Les castrations symboligènes

Il faut ne pas s'arrêter à ce que peut avoir de barbare le terme de « castration » qui fait cependant partie intégrante du vocabulaire psychanalytique. C'est Freud qui l'a introduit inauguralement sous forme de ce qu'il a désigné comme complexe de castration, s'agissant des fantasmes à même de survenir chez l'enfant lorsqu'il découvre la teneur de la différence des sexes : avant de pouvoir y donner sens symbolique, il est enclin à en faire le lieu d'imaginaires atteintes mutilatoires péniennes.
Il est important de relever que cette thématique de la castration est présente chez Françoise Dolto dès le début et ne cessera plus de constituer pour elle une notion essentielle. C'est en effet dès sa Thèse (de 1939) qu'elle s'en est emparée, en rendant compte dans ce tout premier travail des présupposés théoriques et des implications cliniques du « complexe de castration » freudien. Mais dès ce moment, on voit apparaître un mouvement de pensée qui ne cessera de se confirmer par la suite, la conduisant à une conception qui se démarque sur ce point sensiblement du freudisme. Et ce, dans une évolution que nous avons pu précisément désigner [cf. biblio.] comme opérant le passage du « complexe de castration » selon Freud, à ce qu'elle en vient à désigner différentiellement pour sa part comme « castration symboligène ».

Avant de nous expliquer sur ce terme, notons ce qu'il implique, à savoir que loin de rester l'enjeu de ce scénario infantile chargé d'angoisse qu'elle constitue chez Freud, la castration devient plutôt chez F. Dolto l'opérateur de symbolisation salutaire qui permet à l'enfant d'effectuer son chemin progressif d’« allant-devenant » sujet, en passant successivement d'une phase à une autre de sa vie pulsionnelle. La castration est la médiation permettant le franchissement symbolique qui vise à promouvoir le sujet sur la voie désirante. Elle est d'ailleurs à ce titre intimement liée sur un plan théorique à la notion d'image inconsciente du corps [voir ce terme] dont elle définit le tracé en y inscrivant ses remaniements successifs.
Ainsi F. Dolto va-t-elle en effet s'employer à inventorier la série des castrations typiques qui interviennent dans la suite de la diachronie du vécu infantile, notamment : castration ombilicale puis castrations orale, anale, génitale, toutes trouvant leur parachèvement dans ce qui y donne sens récapitulatif et définitif après-coup : la castration œdipienne.
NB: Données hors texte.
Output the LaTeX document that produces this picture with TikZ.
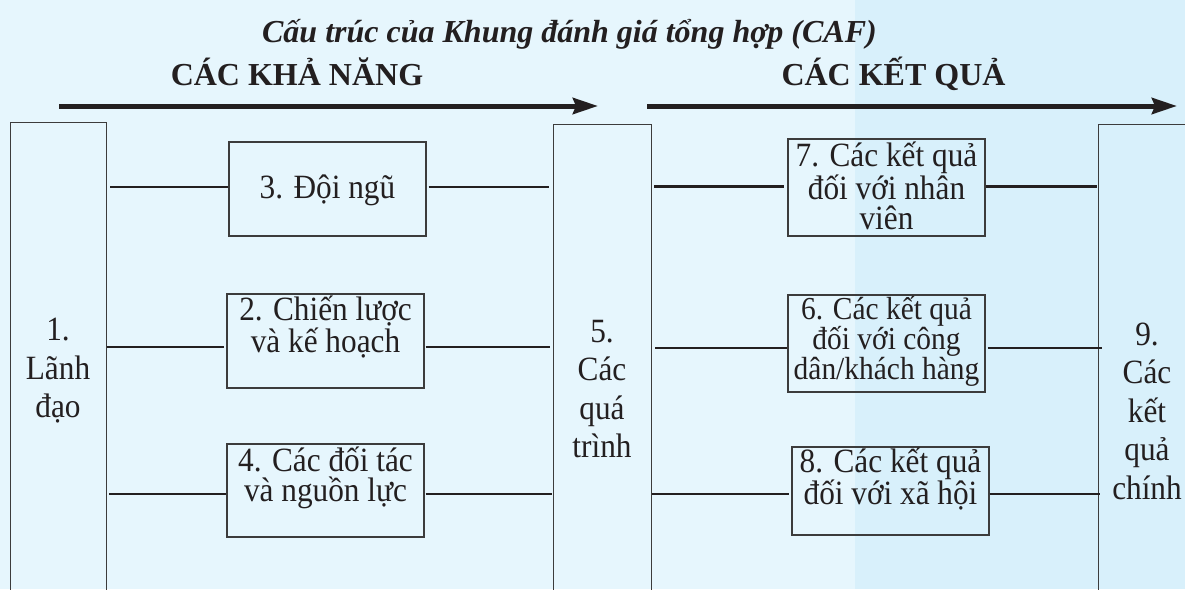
\documentclass[tikz,border=0pt]{standalone}
\usepackage{fontspec}
\usepackage{graphicx}
\setmainfont{Liberation Serif}
\newfontfamily\boxfont{Liberation Serif}[FakeStretch=0.92]
\usetikzlibrary{arrows.meta}
\definecolor{bgL}{RGB}{230,246,253}
\definecolor{bgR}{RGB}{216,240,251}
\definecolor{ink}{RGB}{35,31,32}
\definecolor{frame}{RGB}{60,60,60}
\tikzset{
  box/.style={draw=frame, line width=1.3pt, rectangle, inner sep=0pt, fill=none},
  txt/.style={text=ink, align=center, inner sep=0pt, font=\boxfont\fontsize{34}{29.5}\selectfont},
  tall/.style={text=ink, align=center, inner sep=0pt, font=\boxfont\fontsize{34}{38.5}\selectfont},
  conn/.style={draw=ink, line width=2.7pt},
  flow/.style={draw=ink, line width=5pt, -{Stealth[length=25pt,width=16pt,inset=3pt]}},
  head/.style={text=ink, anchor=base, inner sep=0pt, font=\fontsize{32}{32}\selectfont\bfseries},
}
\begin{document}
\begin{tikzpicture}[x=1pt,y=-1pt]
\clip (0,0) rectangle (1185,589);
\fill[bgL] (0,0) rectangle (855,589);
\fill[bgR] (855,0) rectangle (1185,589);

% titles
\node[head, font=\fontsize{32}{32}\selectfont\bfseries\itshape] (title) at (569.5,42) {Cấu trúc của Khung đánh giá tổng hợp (CAF)};
\node[head] (h1) at (297,85) {CÁC KHẢ NĂNG};
\node[head] (h2) at (893.5,85) {CÁC KẾT QUẢ};

% flow arrows
\coordinate (a1s) at (59,106);
\coordinate (a1e) at (598,106);
\coordinate (a2s) at (647,106);
\coordinate (a2e) at (1177,106);
\draw[flow] (a1s) -- (a1e);
\draw[flow] (a2s) -- (a2e);

% tall boxes
\node[box, minimum width=96.4pt, minimum height=520pt, anchor=north west] (b1) at (9.6,122) {};
\node[box, minimum width=98pt, minimum height=520pt, anchor=north west] (b5) at (553,124) {};
\node[box, minimum width=120pt, minimum height=520pt, anchor=north west] (b9) at (1098,124) {};
\node[tall] (t1) at (58,371) {1.\\Lãnh\\đạo};
\node[tall] (t5) at (602,389) {5.\\Các\\quá\\trình};
\node[tall] (t9) at (1147,411) {9.\\Các\\kết\\quả\\chính};

% small boxes
\node[box, minimum width=197pt, minimum height=94pt] (b3) at (327.5,189) {};
\node[box, minimum width=197pt, minimum height=94pt] (b2) at (325.5,341) {};
\node[box, minimum width=197pt, minimum height=93pt] (b4) at (325.5,490.5) {};
\node[box, minimum width=197pt, minimum height=97pt] (b7) at (886.5,187.5) {};
\node[box, minimum width=197pt, minimum height=97pt] (b6) at (886.5,343.5) {};
\node[box, minimum width=197pt, minimum height=88pt] (b8) at (890.5,491) {};

\node[txt] (t3) at (327.5,190) {3. Đội ngũ};
\node[txt] (t2) at (325.5,327) {2. Chiến lược\\và kế hoạch};
\node[txt] (t4) at (325.5,478) {4. Các đối tác\\và nguồn lực};
\node[txt] (t7) at (886.5,186) {7. Các kết quả\\đối với nhân\\viên};
\node[txt, font=\boxfont\fontsize{32}{30}\selectfont] (t6) at (886.5,341) {6. Các kết quả\\đối với công\\dân/khách hàng};
\node[txt] (t8) at (890.5,479) {8. Các kết quả\\đối với xã hội};

% connector rows
\coordinate (r1) at (0,187);
\coordinate (r2) at (0,347);
\coordinate (r3) at (0,494);
\coordinate (s1) at (0,186.5);
\coordinate (s2) at (0,348);
\coordinate (s3) at (0,494);

\draw[conn, shorten <=3pt] (b1.east |- r1) -- (b3.west |- r1);
\draw[conn, shorten >=4pt, shorten <=2pt] (b3.east |- r1) -- (b5.west |- r1);
\draw[conn] (b1.east |- r2) -- ([xshift=-2pt]b2.west |- r2);
\draw[conn, shorten >=3pt, shorten <=1pt] (b2.east |- r2) -- (b5.west |- r2);
\draw[conn, shorten <=2pt] (b1.east |- r3) -- (b4.west |- r3);
\draw[conn, shorten >=1pt, shorten <=1pt] (b4.east |- r3) -- (b5.west |- r3);

\draw[conn, shorten <=2pt, shorten >=3pt] (b5.east |- s1) -- (b7.west |- s1);
\draw[conn, shorten >=1pt] (b7.east |- s1) -- (b9.west |- s1);
\draw[conn, shorten <=3pt] (b5.east |- s2) -- (b6.west |- s2);
\draw[conn, shorten <=2pt] (b6.east |- s2) -- ([xshift=4pt]b9.west |- s2);
\draw[conn] (b5.east |- s3) -- ([xshift=-2pt]b8.west |- s3);
\draw[conn] (b8.east |- s3) -- ([xshift=2pt]b9.west |- s3);
\end{tikzpicture}
\end{document}
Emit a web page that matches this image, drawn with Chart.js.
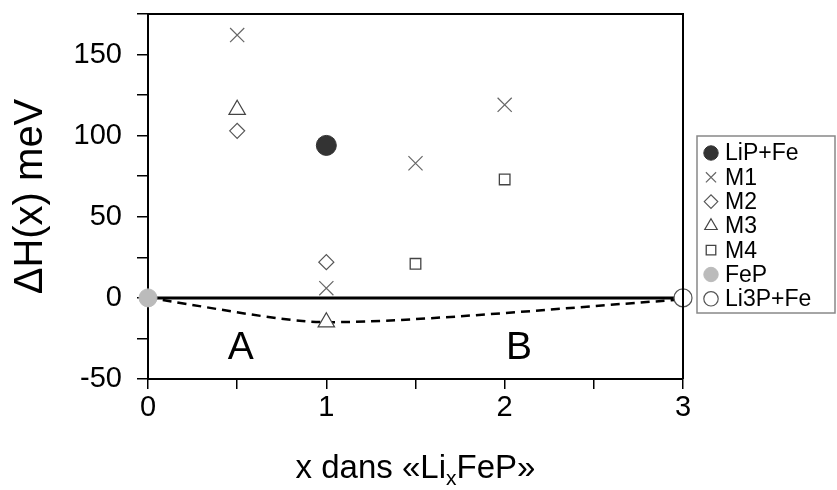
<!DOCTYPE html>
<html>
<head>
<meta charset="utf-8">
<script src="https://cdn.jsdelivr.net/npm/chart.js@4/dist/chart.umd.min.js"></script>
<style>
  html, body { margin: 0; padding: 0; background: #fff; }
  #wrap { width: 837px; height: 490px; }
</style>
</head>
<body>
<div id="wrap"><canvas id="c" width="837" height="490"></canvas></div>
<script>
// values
const seriesNames = ["LiP+Fe", "M1", "M2", "M3", "M4", "FeP", "Li3P+Fe"];
const lipX = [1], lipY = [94];
const m1X = [0.5, 1, 1.5, 2], m1Y = [162, 6, 83, 119];
const m2X = [0.5, 1], m2Y = [103, 22];
const m3X = [0.5, 1], m3Y = [116, -15];
const m4X = [1.5, 2], m4Y = [21, 73];
const fepX = [0], fepY = [0];
const li3pX = [3], li3pY = [0];
const zeroX = [0, 3], zeroY = [0, 0];
const hullX = [0, 1, 3], hullY = [0, -15, -1];
const xTicks = [0, 1, 2, 3];
const yTicks = [-50, 0, 50, 100, 150];
const regionLabels = ["A", "B"];
const regionX = [0.52, 2.08], regionY = [-31, -31];

const pts = (xs, ys) => xs.map((x, i) => ({ x: x, y: ys[i] }));
const FONT = "'Liberation Sans', Arial, sans-serif";

const markerSets = [
  { label: seriesNames[0], data: pts(lipX, lipY), pointStyle: "circle", pointRadius: 10,
    backgroundColor: "#333", borderColor: "#333", pointBorderWidth: 1 },
  { label: seriesNames[1], data: pts(m1X, m1Y), pointStyle: "crossRot", pointRadius: 10,
    backgroundColor: "#666", borderColor: "#666", pointBorderWidth: 1.2 },
  { label: seriesNames[2], data: pts(m2X, m2Y), pointStyle: "rectRot", pointRadius: 7.5,
    backgroundColor: "#fff", borderColor: "#555", pointBorderWidth: 1.2 },
  { label: seriesNames[3], data: pts(m3X, m3Y), pointStyle: "triangle", pointRadius: 9.5,
    backgroundColor: "#fff", borderColor: "#444", pointBorderWidth: 1.2 },
  { label: seriesNames[4], data: pts(m4X, m4Y), pointStyle: "rect", pointRadius: 7.5,
    backgroundColor: "#fff", borderColor: "#444", pointBorderWidth: 1.3 },
  { label: seriesNames[5], data: pts(fepX, fepY), pointStyle: "circle", pointRadius: 9,
    backgroundColor: "#bbb", borderColor: "#bbb", pointBorderWidth: 1 },
  { label: seriesNames[6], data: pts(li3pX, li3pY), pointStyle: "circle", pointRadius: 9,
    backgroundColor: "#fff", borderColor: "#555", pointBorderWidth: 1.2 }
].map(d => Object.assign({ type: "scatter", showLine: false, clip: false, order: 0,
  pointHoverRadius: d.pointRadius }, d));

const lineSets = [
  { label: "zero", data: pts(zeroX, zeroY), type: "line", borderColor: "#000", borderWidth: 3,
    pointRadius: 0, fill: false, order: 10, clip: false },
  { label: "hull", data: pts(hullX, hullY), type: "line", borderColor: "#000", borderWidth: 2.5,
    borderDash: [9, 6], tension: 0.25, pointRadius: 0, fill: false, order: 9, clip: false }
];

const decor = {
  id: "decor",
  afterDraw(chart) {
    const ctx = chart.ctx, a = chart.chartArea;
    const xs = chart.scales.x, ys = chart.scales.y;
    ctx.save();
    // frame top and right
    ctx.strokeStyle = "#000";
    ctx.lineWidth = 2;
    ctx.beginPath();
    ctx.moveTo(a.left, a.top);
    ctx.lineTo(a.right, a.top);
    ctx.lineTo(a.right, a.bottom);
    ctx.stroke();

    // region letters
    ctx.fillStyle = "#000";
    ctx.font = "39px " + FONT;
    ctx.textAlign = "center";
    ctx.textBaseline = "middle";
    regionLabels.forEach((t, i) => {
      ctx.fillText(t, xs.getPixelForValue(regionX[i]), ys.getPixelForValue(regionY[i]));
    });

    // x title with subscript
    const big = "33px " + FONT, small = "21px " + FONT;
    const p1 = "x dans \u00abLi", sub = "x", p2 = "FeP\u00bb";
    ctx.font = big; const w1 = ctx.measureText(p1).width, w3 = ctx.measureText(p2).width;
    ctx.font = small; const w2 = ctx.measureText(sub).width;
    let x0 = (a.left + a.right) / 2 - (w1 + w2 + w3) / 2;
    const yb = 478;
    ctx.textAlign = "left";
    ctx.textBaseline = "alphabetic";
    ctx.font = big; ctx.fillText(p1, x0, yb); x0 += w1;
    ctx.font = small; ctx.fillText(sub, x0, yb + 7); x0 += w2;
    ctx.font = big; ctx.fillText(p2, x0, yb);

    // legend
    const lx = 697, ly = 136, lw = 138, lh = 177;
    ctx.fillStyle = "#fff";
    ctx.fillRect(lx, ly, lw, lh);
    ctx.strokeStyle = "#888";
    ctx.lineWidth = 1.5;
    ctx.strokeRect(lx, ly, lw, lh);
    const step = 24.3;
    ctx.font = "23px " + FONT;
    ctx.textBaseline = "middle";
    markerSets.forEach((d, i) => {
      const cy = ly + 17 + i * step;
      const r = Math.min(d.pointRadius, 8) * 0.9;
      ctx.fillStyle = d.backgroundColor;
      ctx.strokeStyle = d.borderColor;
      ctx.lineWidth = d.pointBorderWidth;
      Chart.helpers.drawPoint(ctx, { pointStyle: d.pointStyle, radius: r, borderWidth: d.pointBorderWidth, rotation: 0 }, lx + 14, cy);
      ctx.fillStyle = "#000";
      ctx.fillText(d.label, lx + 28, cy + 1);
    });
    ctx.restore();
  }
};

new Chart(document.getElementById("c"), {
  data: { datasets: lineSets.concat(markerSets) },
  options: {
    responsive: false,
    animation: false,
    events: [],
    layout: { padding: { top: 14, right: 154, left: 0, bottom: 0 } },
    plugins: { legend: { display: false }, tooltip: { enabled: false } },
    scales: {
      x: {
        type: "linear", min: 0, max: 3,
        afterFit: s => { s.height = 111; s.paddingLeft = 0; s.paddingRight = 0; },
        border: { color: "#000", width: 2 },
        grid: { drawOnChartArea: false, color: "#000", tickLength: 10, lineWidth: 1.5 },
        ticks: {
          stepSize: 0.5, color: "#000", padding: 2,
          font: { size: 29, family: FONT },
          callback: v => xTicks.includes(v) ? String(v) : ""
        }
      },
      y: {
        type: "linear", min: -50, max: 175,
        afterFit: s => { s.width = 148; s.paddingTop = 0; s.paddingBottom = 0; },
        border: { color: "#000", width: 2 },
        grid: { drawOnChartArea: false, color: "#000", tickLength: 11, lineWidth: 1.5 },
        title: { display: true, text: "\u0394H(x) meV", color: "#000",
          font: { size: 40, family: FONT }, padding: { top: 7, bottom: 0 } },
        ticks: {
          stepSize: 25, color: "#000", padding: 15,
          font: { size: 29, family: FONT },
          callback: v => yTicks.includes(v) ? String(v) : ""
        }
      }
    }
  },
  plugins: [decor]
});
</script>
</body>
</html>
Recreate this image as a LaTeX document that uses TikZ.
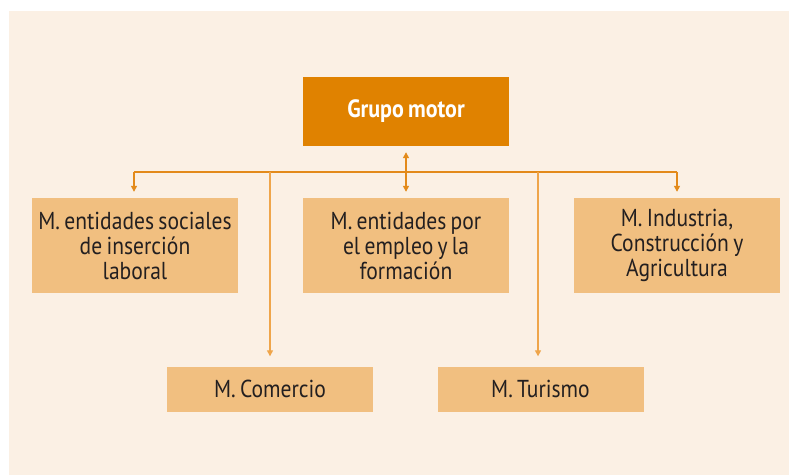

Ces castrations peuvent être dites symboliques dans la mesure où elles sont le fait des instances tutélaires parentales éducatives qui accompagnent et suscitent ce mouvement de franchissement et de dépassement pulsionnel chez l'enfant, dans la relation éminemment langagière que cela suppose. C’est ce qui les fait dire aussi « symboligènes », pour autant qu'elles ouvrent l'accès du sujet au monde du symbole qui le constitue comme humain. D'où la définition que F. Dolto donne elle-même de la castration : « En psychanalyse, le terme signifie une interdiction du désir par rapport à certaines modalités d'obtention de plaisir, interdiction à effet harmonisant et promotionnant, tant du désirant ainsi intégré à la loi qui l’humanise, que du désir auquel cette interdiction ouvre la voie vers de plus grandes jouissances. » (Au jeu du désir, p. 301).
De recevoir ainsi décidément une acception radicalement symbolique, la castration s'en trouve dégagée du cortège imaginaire qui la caractérisait chez Freud, ce qui conduit F. Dolto à en désigner la mise en œuvre pour l'enfant sous la forme de ce qu'elle appelle : lui « donner la castration ». Ceci est de la responsabilité des éducateurs, mais fait aussi partie en quelque façon du travail de l'analyste dans la cure, quand on y repère que les troubles sont liés précisément à ce que les « castrations symboligènes » ont fait défaut.
On notera d'ailleurs que par ce terme qui n'appartient qu'à elle – et qui témoigne à cet égard de l'authenticité d'un appareillage théorique singulier –, F. Dolto situe la psychanalyse d'enfants dans sa connexion avec l'éducatif, quand bien même elle ne saurait d'aucune façon si réduire.